Step 1: Authentication and Course Discovery
Before you can interact with Canvas, you must authenticate and identify the specific course where the quiz will be hosted.
library(exams)
library(vvcanvas)
library(data.table)
# 1. Authenticate with your Canvas API Token
canvas <- canvas_authenticate(token = "YOUR_TOKEN", url = "https://your-school.instructure.com")
# 2. Programmatically find your Course ID
# This avoids manual lookups in the browser
my_courses <- get_courses(canvas) |> data.table()
course_id <- my_courses[name %like% "Business Analytics", id]
Step 2: Generating the Randomized Package
Next, we use the exams2canvas function. This compiles your .Rmd templates into the QTI 1.2 format, generating as many unique variations as you specify.
# Bundling multiple question templates (Q1 and Q2) into a single quiz
# n = 50 ensures each student gets one of 50 unique versions
exams2canvas(c("Q1.Rmd", "soccer_scouting.Rmd"),
n = 50,
name = "Individual_Assignment_2")
Step 3: API Upload and Migration
Using the vvcanvas package, we push the generated .zip file directly to Canvas. The function returns a quiz_id, which we will use for the final configuration.
# This returns the ID of the newly created quiz shell
quiz_id <- upload_qti_file_with_migration(canvas, course_id, "Individual_Assignment_2.zip")
Step 4: Automating Quiz Metadata
Finally, we refine the quiz parameters. This step allows you to set the official title, provide clear HTML-formatted instructions, and control the publishing status.
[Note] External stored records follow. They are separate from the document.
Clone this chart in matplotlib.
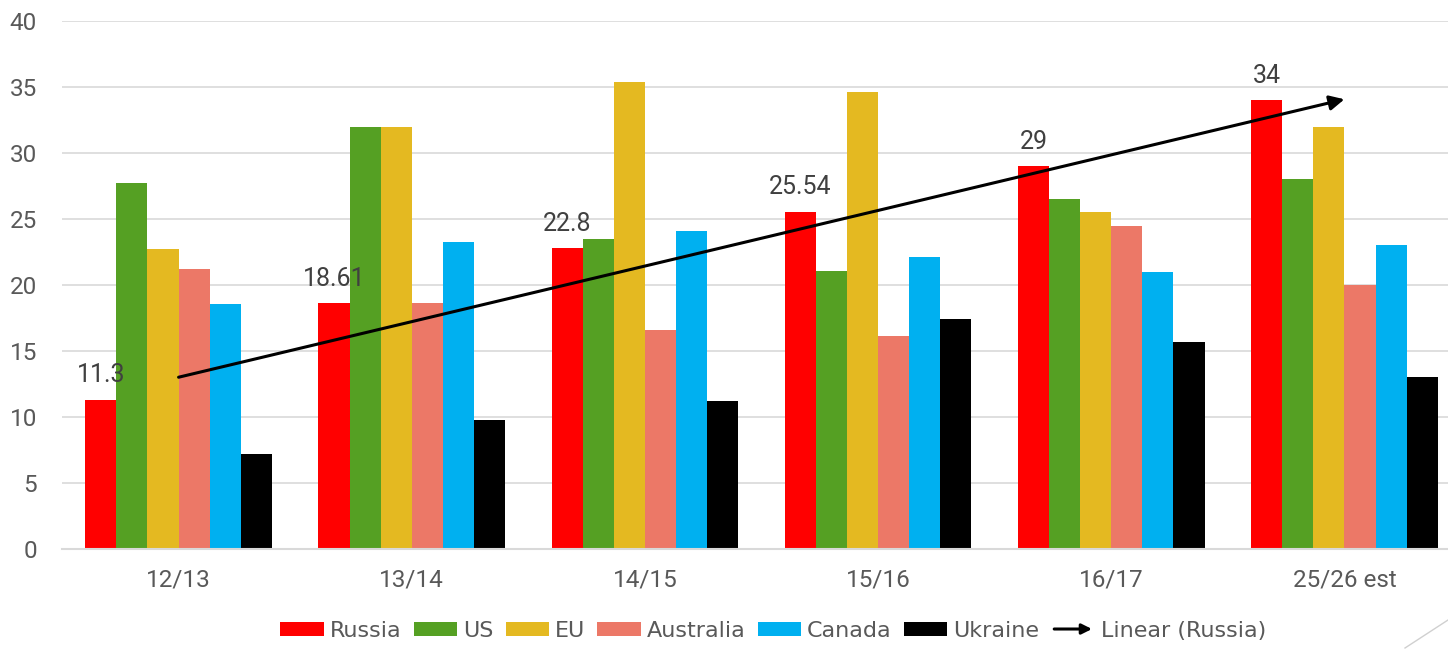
import numpy as np
import matplotlib
matplotlib.use("Agg")
import matplotlib.pyplot as plt
from matplotlib.patches import FancyArrowPatch
from matplotlib.lines import Line2D
from matplotlib.legend_handler import HandlerBase

# data
seasons = ["12/13", "13/14", "14/15", "15/16", "16/17", "25/26 est"]
russia = [11.3, 18.61, 22.8, 25.54, 29, 34]
us = [27.7, 32, 23.5, 21.05, 26.5, 28]
eu = [22.75, 32, 35.4, 34.6, 25.5, 32]
australia = [21.25, 18.6, 16.6, 16.1, 24.5, 20]
canada = [18.55, 23.25, 24.1, 22.1, 21, 23]
ukraine = [7.2, 9.75, 11.25, 17.4, 15.7, 13]

series = [
    ("Russia", russia, "#ff0000"),
    ("US", us, "#55a023"),
    ("EU", eu, "#e4b921"),
    ("Australia", australia, "#ec7867"),
    ("Canada", canada, "#00b0f0"),
    ("Ukraine", ukraine, "#000000"),
]

tick_font = ["Roboto", "DejaVu Sans"]
legend_font = ["DejaVu Sans"]


class ArrowHandler(HandlerBase):
    def create_artists(self, legend, orig_handle, xdescent, ydescent,
                       width, height, fontsize, trans):
        y = height / 2 - ydescent
        arr = FancyArrowPatch((-xdescent, y), (width - xdescent, y),
                              arrowstyle="-|>", mutation_scale=15,
                              lw=2.2, color="black", transform=trans)
        return [arr]


fig = plt.figure(figsize=(14.48, 6.49), dpi=100)
ax = fig.add_axes([62 / 1448, 100 / 649, 1399 / 1448, 528 / 649])

x = np.arange(len(seasons))
n = len(series)
w = 0.8 / n
handles = []
for i, (name, vals, col) in enumerate(series):
    b = ax.bar(x + (i - (n - 1) / 2) * w, vals, width=w, color=col,
               edgecolor="none", label=name, zorder=2)
    handles.append(b)

# data labels on Russia
for xi, v in zip(x - (n - 1) / 2 * w, russia):
    ax.annotate(f"{v:g}", (xi, v), xytext=(0, 9), textcoords="offset points",
                ha="center", va="bottom", fontsize=18, color="#404040",
                family=tick_font, zorder=4)

# linear trend for Russia
k, c = np.polyfit(x, russia, 1)
ax.annotate("", xy=(x[-1], k * x[-1] + c), xytext=(x[0], k * x[0] + c),
            arrowprops=dict(arrowstyle="-|>", lw=2.2, color="black",
                            mutation_scale=22, shrinkA=0, shrinkB=0),
            zorder=3)

ax.set_xlim(-0.5, len(seasons) - 0.5)
ax.set_ylim(0, 40)
ax.set_yticks(range(0, 41, 5))
ax.set_xticks(x)
ax.set_xticklabels(seasons)
ax.yaxis.grid(True, color="#d9d9d9", lw=1.2, zorder=0)
ax.set_axisbelow(True)
for s in ["top", "right", "left"]:
    ax.spines[s].set_visible(False)
ax.spines["bottom"].set_color("#d9d9d9")
ax.spines["bottom"].set_linewidth(1.5)
ax.tick_params(length=0, labelsize=17.5, labelcolor="#595959")
ax.tick_params(axis="x", pad=14)
ax.tick_params(axis="y", pad=18)
for lab in ax.get_xticklabels() + ax.get_yticklabels():
    lab.set_family(tick_font)

trend_handle = Line2D([], [], color="black")
fig.legend(handles + [trend_handle],
           [s[0] for s in series] + ["Linear (Russia)"],
           handler_map={trend_handle: ArrowHandler()},
           loc="center", bbox_to_anchor=(0.534, 0.028), ncol=7,
           frameon=False, handlelength=1.95, handleheight=0.63,
           handletextpad=0.27, columnspacing=0.55,
           prop={"family": legend_font, "size": 16}, labelcolor="#595959")

fig.add_artist(Line2D([1405 / 1448, 1.0], [1 / 649, 29 / 649],
                      color="#d0d0d0", lw=1, transform=fig.transFigure))

fig.savefig("out.png", dpi=100)
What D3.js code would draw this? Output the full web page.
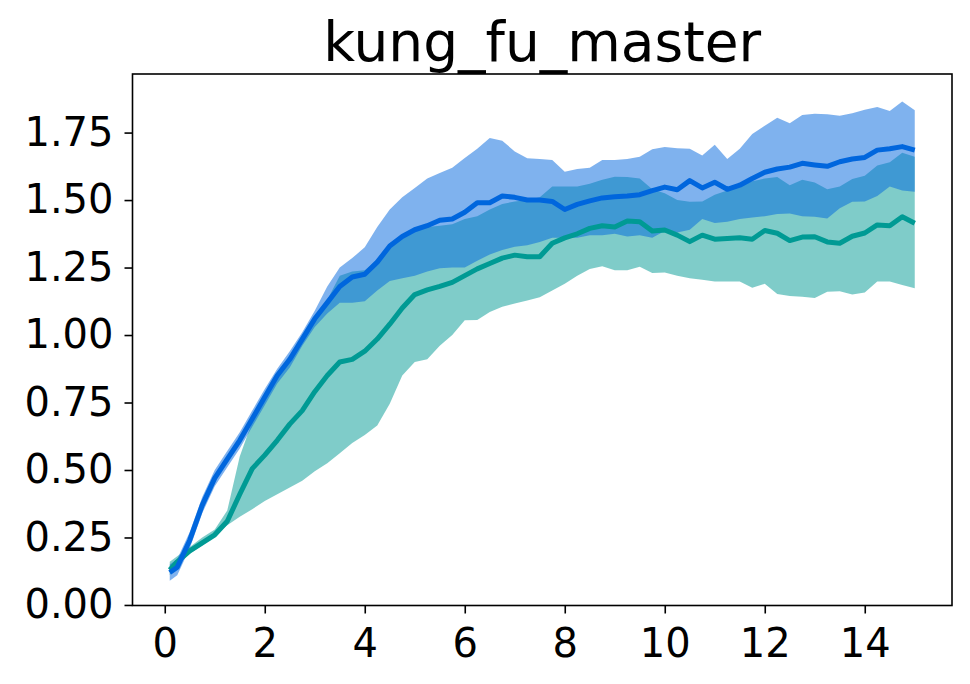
<!DOCTYPE html>
<html>
<head>
<meta charset="utf-8">
<script src="https://cdn.jsdelivr.net/npm/d3@7"></script>
<style>
    body { margin: 0; background: #fff; }
    svg { display: block; font-family: "DejaVu Sans", sans-serif; }
    .axis path, .axis line { stroke: #000; stroke-width: 1.6; }
    .axis text { font-size: 40px; fill: #000; font-family: "DejaVu Sans", sans-serif; }
</style>
</head>
<body>
<svg width="970" height="684"></svg>
<script>
var canvas = d3.select("svg");

var chartTitle = "kung_fu_master";

// training steps (x axis)
var steps = [0.1, 0.25, 0.5, 0.75, 1.0, 1.25, 1.5, 1.75, 2.0, 2.25, 2.5, 2.75, 3.0, 3.25, 3.5, 3.75,
    4.0, 4.25, 4.5, 4.75, 5.0, 5.25, 5.5, 5.75, 6.0, 6.25, 6.5, 6.75, 7.0, 7.25, 7.5, 7.75,
    8.0, 8.25, 8.5, 8.75, 9.0, 9.25, 9.5, 9.75, 10.0, 10.25, 10.5, 10.75, 11.0, 11.25, 11.5, 11.75,
    12.0, 12.25, 12.5, 12.75, 13.0, 13.25, 13.5, 13.75, 14.0, 14.25, 14.5, 14.75, 15.0];

// blue run: mean, lower and upper bound
var blueMean = [0.12, 0.14, 0.24, 0.37, 0.47, 0.54, 0.61, 0.69, 0.77, 0.85, 0.91, 0.985, 1.06, 1.12, 1.18, 1.215,
    1.225, 1.27, 1.33, 1.365, 1.39, 1.405, 1.425, 1.43, 1.455, 1.49, 1.49, 1.515, 1.51, 1.50, 1.50, 1.495,
    1.465, 1.484, 1.497, 1.508, 1.512, 1.515, 1.52, 1.535, 1.548, 1.538, 1.572, 1.545, 1.566, 1.54, 1.555, 1.58,
    1.603, 1.615, 1.622, 1.636, 1.63, 1.625, 1.642, 1.652, 1.658, 1.685, 1.69, 1.698, 1.685];
var blueLow = [0.09, 0.11, 0.21, 0.34, 0.44, 0.51, 0.58, 0.66, 0.74, 0.82, 0.88, 0.96, 1.03, 1.08, 1.12, 1.12,
    1.125, 1.165, 1.20, 1.21, 1.22, 1.235, 1.247, 1.25, 1.25, 1.275, 1.298, 1.315, 1.327, 1.333, 1.345, 1.36,
    1.36, 1.36, 1.37, 1.37, 1.375, 1.365, 1.37, 1.36, 1.385, 1.38, 1.39, 1.43, 1.415, 1.42, 1.43, 1.435,
    1.44, 1.448, 1.45, 1.44, 1.438, 1.432, 1.47, 1.494, 1.495, 1.515, 1.55, 1.535, 1.531];
var blueHigh = [0.15, 0.17, 0.27, 0.40, 0.50, 0.57, 0.64, 0.72, 0.80, 0.875, 0.94, 1.01, 1.09, 1.18, 1.25, 1.285,
    1.325, 1.40, 1.465, 1.51, 1.545, 1.58, 1.60, 1.62, 1.656, 1.69, 1.73, 1.72, 1.68, 1.655, 1.652, 1.648,
    1.605, 1.615, 1.62, 1.648, 1.648, 1.652, 1.66, 1.688, 1.697, 1.692, 1.69, 1.665, 1.705, 1.652, 1.69, 1.745,
    1.775, 1.805, 1.785, 1.815, 1.82, 1.818, 1.812, 1.822, 1.835, 1.845, 1.83, 1.865, 1.833];

// teal run: mean, lower and upper bound
var tealMean = [0.13, 0.16, 0.20, 0.23, 0.26, 0.31, 0.41, 0.505, 0.555, 0.61, 0.67, 0.72, 0.79, 0.85, 0.90, 0.91,
    0.94, 0.985, 1.04, 1.10, 1.15, 1.167, 1.18, 1.195, 1.22, 1.245, 1.265, 1.285, 1.296, 1.29, 1.29, 1.34,
    1.36, 1.375, 1.395, 1.405, 1.40, 1.422, 1.42, 1.385, 1.389, 1.37, 1.346, 1.37, 1.355, 1.358, 1.36, 1.355,
    1.387, 1.377, 1.35, 1.363, 1.364, 1.345, 1.34, 1.366, 1.378, 1.408, 1.405, 1.438, 1.414];
var tealLow = [0.11, 0.15, 0.19, 0.22, 0.26, 0.295, 0.327, 0.355, 0.385, 0.41, 0.435, 0.46, 0.495, 0.525, 0.562, 0.60,
    0.63, 0.665, 0.745, 0.85, 0.90, 0.91, 0.96, 1.00, 1.055, 1.056, 1.085, 1.105, 1.117, 1.128, 1.14, 1.165,
    1.19, 1.22, 1.245, 1.255, 1.24, 1.24, 1.253, 1.23, 1.232, 1.22, 1.21, 1.205, 1.198, 1.198, 1.198, 1.175,
    1.19, 1.152, 1.145, 1.142, 1.137, 1.16, 1.162, 1.15, 1.158, 1.198, 1.198, 1.185, 1.173];
var tealHigh = [0.16, 0.18, 0.215, 0.25, 0.28, 0.35, 0.55, 0.68, 0.775, 0.845, 0.905, 0.975, 1.05, 1.13, 1.22, 1.235,
    1.24, 1.28, 1.34, 1.37, 1.39, 1.40, 1.405, 1.41, 1.43, 1.44, 1.465, 1.485, 1.495, 1.50, 1.51, 1.55,
    1.55, 1.55, 1.56, 1.575, 1.586, 1.585, 1.58, 1.54, 1.525, 1.50, 1.494, 1.495, 1.52, 1.535, 1.55, 1.57,
    1.58, 1.585, 1.555, 1.575, 1.565, 1.54, 1.55, 1.578, 1.59, 1.628, 1.64, 1.675, 1.66];

var xTicks = [0, 2, 4, 6, 8, 10, 12, 14];
var yTicks = [0, 0.25, 0.5, 0.75, 1.0, 1.25, 1.5, 1.75];

var colorBlue = "#0066dd";
var colorTeal = "#009a94";

var plot = { left: 132.5, right: 952, top: 74, bottom: 605.5 };

var xScale = d3.scaleLinear()
    .domain([-0.645, 15.745])
    .range([plot.left, plot.right]);

var yScale = d3.scaleLinear()
    .domain([-0.002, 1.967])
    .range([plot.bottom, plot.top]);

function makeRows(mean, low, high) {
    return steps.map((s, i) => ({ x: s, m: mean[i], lo: low[i], hi: high[i] }));
}

var series = [
    { name: "teal", color: colorTeal, rows: makeRows(tealMean, tealLow, tealHigh) },
    { name: "blue", color: colorBlue, rows: makeRows(blueMean, blueLow, blueHigh) }
];

var band = d3.area()
    .x(d => xScale(d.x))
    .y0(d => yScale(d.lo))
    .y1(d => yScale(d.hi));

var line = d3.line()
    .x(d => xScale(d.x))
    .y(d => yScale(d.m));

// shaded bands first, teal under blue
canvas.append("g").selectAll("path")
    .data(series)
    .enter()
    .append("path")
    .attr("d", d => band(d.rows))
    .attr("fill", d => d.color)
    .attr("fill-opacity", 0.5);

// mean lines on top
canvas.append("g").selectAll("path")
    .data(series)
    .enter()
    .append("path")
    .attr("d", d => line(d.rows))
    .attr("fill", "none")
    .attr("stroke", d => d.color)
    .attr("stroke-width", 5)
    .attr("stroke-linejoin", "round");

// axes
canvas.append("g")
    .attr("class", "axis")
    .attr("transform", `translate(${plot.left},0)`)
    .call(d3.axisLeft(yScale).tickValues(yTicks).tickFormat(d3.format(".2f")).tickSize(8).tickPadding(11))
    .call(g => g.select(".domain").remove());

canvas.append("g")
    .attr("class", "axis")
    .attr("transform", `translate(0,${plot.bottom})`)
    .call(d3.axisBottom(xScale).tickValues(xTicks).tickFormat(d3.format("d")).tickSize(8).tickPadding(15))
    .call(g => g.select(".domain").remove());

// frame
canvas.append("rect")
    .attr("x", plot.left)
    .attr("y", plot.top)
    .attr("width", plot.right - plot.left)
    .attr("height", plot.bottom - plot.top)
    .attr("fill", "none")
    .attr("stroke", "#000")
    .attr("stroke-width", 1.6);

canvas.append("text")
    .attr("x", (plot.left + plot.right) / 2)
    .attr("y", 61)
    .attr("text-anchor", "middle")
    .style("font-size", "55px")
    .style("fill", "#000")
    .text(chartTitle);
</script>
</body>
</html>
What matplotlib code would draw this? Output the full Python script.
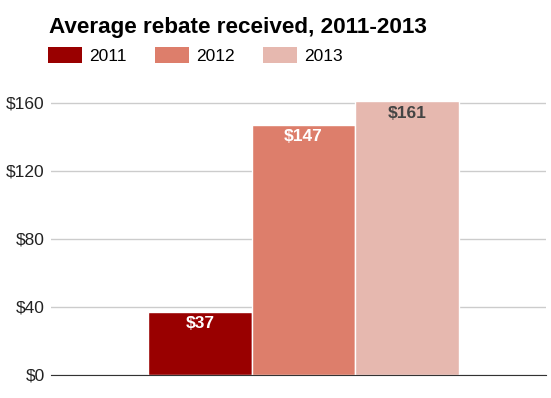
import matplotlib.pyplot as plt
from matplotlib.patches import Patch

years = ['2011', '2012', '2013']
rebates = [37, 147, 161]
colors = ['#990000', '#dd7e6b', '#e6b8af']
labelColors = ['white', 'white', '#444444']
yTicks = [0, 40, 80, 120, 160]

fig = plt.figure(figsize=(5.51, 3.98), dpi=100)
ax = fig.add_axes([51 / 551, 23 / 398, 495 / 551, 289 / 398])

positions = [-1, 0, 1]
bars = ax.bar(positions, rebates, width=1.0, color=colors, edgecolor='white', linewidth=1, zorder=3)

for bar, value, lc in zip(bars, rebates, labelColors):
    ax.annotate('$' + str(value), (bar.get_x() + bar.get_width() / 2, value),
                xytext=(0, -8.5), textcoords='offset points', ha='center', va='center',
                fontsize=12.5, fontweight='bold', color=lc, family='Liberation Sans', zorder=4)

ax.set_xlim(-2.435, 2.339)
ax.set_ylim(0, 170)
ax.set_yticks(yTicks, ['$' + str(t) for t in yTicks])
ax.set_xticks([])
ax.grid(axis='y', color='#cccccc', linewidth=1, zorder=0)
for side in ['top', 'right', 'left']:
    ax.spines[side].set_visible(False)
ax.spines['bottom'].set_color('#333333')
ax.spines['bottom'].set_zorder(5)
ax.tick_params(axis='y', length=0, pad=4.5, labelsize=12.5, labelcolor='#222222')
for lbl in ax.get_yticklabels():
    lbl.set_family('Liberation Sans')

fig.text(49 / 551, 1 - 33 / 398, 'Average rebate received, 2011-2013', fontsize=16.2,
         fontweight='bold', family='Liberation Sans', ha='left', va='baseline')

handles = [Patch(facecolor=c, edgecolor='none') for c in colors]
fig.legend(handles, years, loc='upper left', bbox_to_anchor=(43 / 551, 1 - 42 / 398), ncol=3,
           frameon=False, prop={'family': 'Liberation Sans', 'size': 12.5},
           handlelength=1.96, handleheight=1.03, handletextpad=0.42, columnspacing=1.6,
           borderaxespad=0, borderpad=0.3)

fig.savefig('out.png', dpi=100)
# Refine the quiz settings directly from R
update_quiz(canvas, course_id, quiz_id, quiz_params = list(
title = "Individual Assignment 2: European Scouting Challenge",
description = "<h3>Instructions</h3>
<p>Please download the dataset provided for each question
and use Excel/R to complete your work.</p>
<p><strong>Reminder:</strong> Every student receives a unique dataset.
Your correct answers will be unique to your data.</p>",
published = FALSE # Keep it hidden until you are ready
))
Conclusion
By separating the Question Design from the Compilation Logic, you create a modular system that can scale from a single quiz to an entire semester’s worth of automated assessments. The result is a high-integrity, professional environment where every student is challenged by a truly unique problem.